Filmbuch-Rezensionen
Filmbuch des Monats
Januar 2010

Tullio Kezich:
Federico Fellini
Das Buch der Filme
Schirmer/Mosel, München 2009
320 S., 58 €
ISBN 978-3-8296-0423-9

Tullio Kezich:
Federico Fellini.
Das Buch der Filme

In diesem Monat, in diesem Jahr steht sein 90. Geburtstag auf dem Künstlerkalender. Federico Fellini, geboren 1920, gestorben 1993, war einer der großen Regisseure des zwanzigsten Jahrhunderts. Seinen ersten Film drehte er 1950, seinen letzten 1990. Sein Werk umfasst zwanzig lange Spielfilme, einen halblangen, drei Beiträge zu Episodenfilmen und einen Dokumentarfilm. Er hatte in den fünfziger und sechziger Jahren seine größten Erfolge, in den Siebzigern und Achtzigern auch viele Misserfolge. Über alle Jahrzehnte hinweg wurde er geliebt und verehrt als Inkarnation eines lebenslustigen und kreativen italienischen Künstlers. Mit mindestens fünf Filmen ist ihm so etwas wie eine Unsterblichkeit gewiss: LA STRADA, LE NOTTI DI CABIRIA, LA DOLCE VITA, OTTO E MEZZO, ROMA. 1993, ein halbes Jahr vor seinem Tod, erhielt er den Ehren-‚Oscar’ für sein Lebenswerk.

In der Filmliteratur hatte Fellini immer eine große Präsenz, vor allem weil der Zürcher Verleger Daniel Keel ihn für den Größten hielt. Im Diogenes-Verlag wurden deshalb fast alle Drehbücher publiziert, gesammelte Aufsätze und 1989 die voluminöse Biografie von Tullio Kezich. Bei Rowohlt gab es 1989 das kleine Fellini-Buch von Michael Töteberg, in der Heyne-Filmbibliothek einen Band von Claudio Fava und Aldo Vigano. Andererseits: in der Blauen Reihe des Hanser-Verlages erschienen Monografien über Antonioni, Bertolucci, Pasolini, Rosi, Rossellini, Visconti, aber keine über Fellini. Ein Beweis dafür, dass die Reihe zu früh eingestellt wurde. Der Herbig Verlag publizierte 1996 das Buch „Ich, Fellini“ von Charlotte Chandler, Diogenes 2005 eine Überrbeitung der Biografie. Seither war Stille auf dem Markt. Höchste Zeit also für etwas Neues. Das liegt mit Tullio Kezichs „Buch der Filme“ nun vor.

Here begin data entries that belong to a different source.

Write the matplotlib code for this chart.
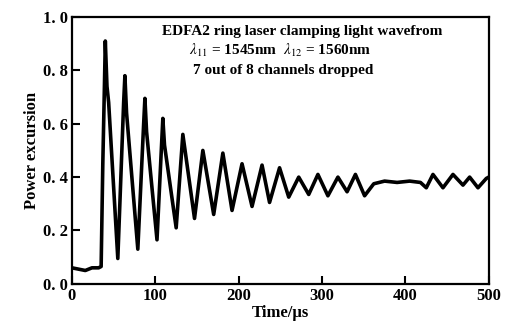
import matplotlib
matplotlib.use("Agg")
import matplotlib.pyplot as plt

# Data
time_us = [0, 8, 16, 24, 32, 35, 37, 39, 40, 42, 44, 55, 62, 63.5, 65.5, 79, 86, 87.5, 89.5,
           102, 109, 111, 125, 133, 147, 157, 170, 181, 192, 204, 216, 228, 237, 249, 260,
           272, 284, 295, 307, 319, 330, 340, 351, 362, 375, 390, 405, 418, 425, 433,
           445, 457, 469, 477, 487, 497, 500]
power = [0.06, 0.055, 0.05, 0.06, 0.06, 0.065, 0.45, 0.75, 0.91, 0.74, 0.68, 0.095, 0.68, 0.78, 0.64,
         0.13, 0.60, 0.695, 0.57, 0.165, 0.62, 0.52, 0.21, 0.56, 0.245, 0.50, 0.26, 0.49, 0.275,
         0.45, 0.29, 0.445, 0.305, 0.435, 0.325, 0.40, 0.335, 0.41, 0.33, 0.40, 0.345, 0.41,
         0.33, 0.375, 0.385, 0.38, 0.385, 0.38, 0.36, 0.41, 0.36, 0.41, 0.37, 0.40, 0.36,
         0.395, 0.40]

xticks = [0, 100, 200, 300, 400, 500]
xticklabels = ["0", "100", "200", "300", "400", "500"]
yticks = [0.0, 0.2, 0.4, 0.6, 0.8, 1.0]
yticklabels = ["0. 0", "0. 2", "0. 4", "0. 6", "0. 8", "1. 0"]

title_lines = ["EDFA2 ring laser clamping light wavefrom",
               r"$\lambda_{11}$ = 1545nm  $\lambda_{12}$ = 1560nm",
               "7 out of 8 channels dropped"]

plt.rcParams['font.family'] = ['Liberation Serif', 'DejaVu Serif']
plt.rcParams['mathtext.fontset'] = 'stix'

fig = plt.figure(figsize=(5.14, 3.27), dpi=100)
ax = fig.add_axes([0.140, 0.132, 0.811, 0.816])
ax.plot(time_us, power, color='black', linewidth=2.6, solid_joinstyle='round')

ax.set_xlim(0, 500)
ax.set_ylim(0, 1.0)
ax.set_xticks(xticks)
ax.set_xticklabels(xticklabels, fontsize=12, fontweight='bold')
ax.set_yticks(yticks)
ax.set_yticklabels(yticklabels, fontsize=12, fontweight='bold')
ax.tick_params(direction='in', length=6, width=1.5, pad=3)
for s in ax.spines.values():
    s.set_linewidth(1.6)

ax.set_xlabel("Time/μs", fontsize=12, fontweight='bold', labelpad=1)
ax.set_ylabel("Power excursion", fontsize=12, fontweight='bold', labelpad=2)

ax.text(108, 0.945, title_lines[0], fontsize=11, fontweight='bold', va='center', ha='left')
ax.text(140, 0.875, title_lines[1], fontsize=11, fontweight='bold', va='center', ha='left')
ax.text(145, 0.800, title_lines[2], fontsize=11, fontweight='bold', va='center', ha='left')

fig.savefig("out.png", dpi=100)
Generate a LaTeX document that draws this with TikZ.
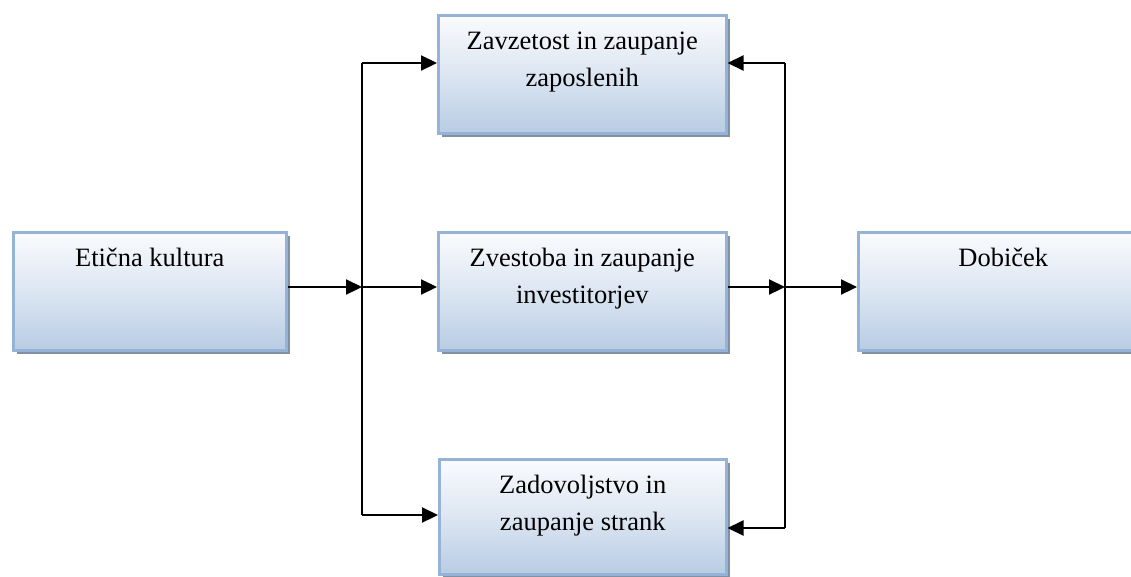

Der Autor, mit Fellini eng befreundet, führt uns durch das Werk des Regisseurs. Jedem der 25 Filme ist ein eigenes Kapitel gewidmet. Es beginnt jeweils mit den Vorbereitungen des Projekts, schildert dann sehr detailliert den Inhalt und endet mit einem Bericht über den Erfolg oder Misserfolg. Die Texte sind zugeneigt, informativ, gelegentlich ein bisschen redundant.

Überwältigend ist das Bilderangebot. Mehr als 400 Fotos, Zeichnungen, Plakate und Dokumente sind in diesem Band versammelt. Der Materialreichtum verleitet dazu, in ihm spazieren zu gehen – auf der Suche nach bekannten Gesichtern, bizarren Entwürfen und phantasievollen Visionen, wie sie für Fellini und seine Filme typisch sind. Vor allem die späten Filme, von SATYRICON über E LA NAVE VA bis LA VOCE DELLA LUNA, sind in ihrer Irrealität und ihrem Farbenreichtum anschaulich vertreten.

Es ist schon erstaunlich, welche spezielle Begabung dieser Filmregisseur als Zeichner und Karikaturist hatte, wie er mit Proportionen und Verzerrungen spielen konnte, wie er Träume und Realitäten zu skizzieren vermochte. Hier hielt er eine Balance zwischen Storyboard und eigenem Kunstwerk, die es ganz selten gibt.

Natürlich löst so ein Buch den Wunsch aus, den einen oder anderen Film wiederzusehen. Und damit baut es die wichtigste Brücke in die Vergangenheit: dass einer wie Federico Fellini nicht in Vergessenheit gerät.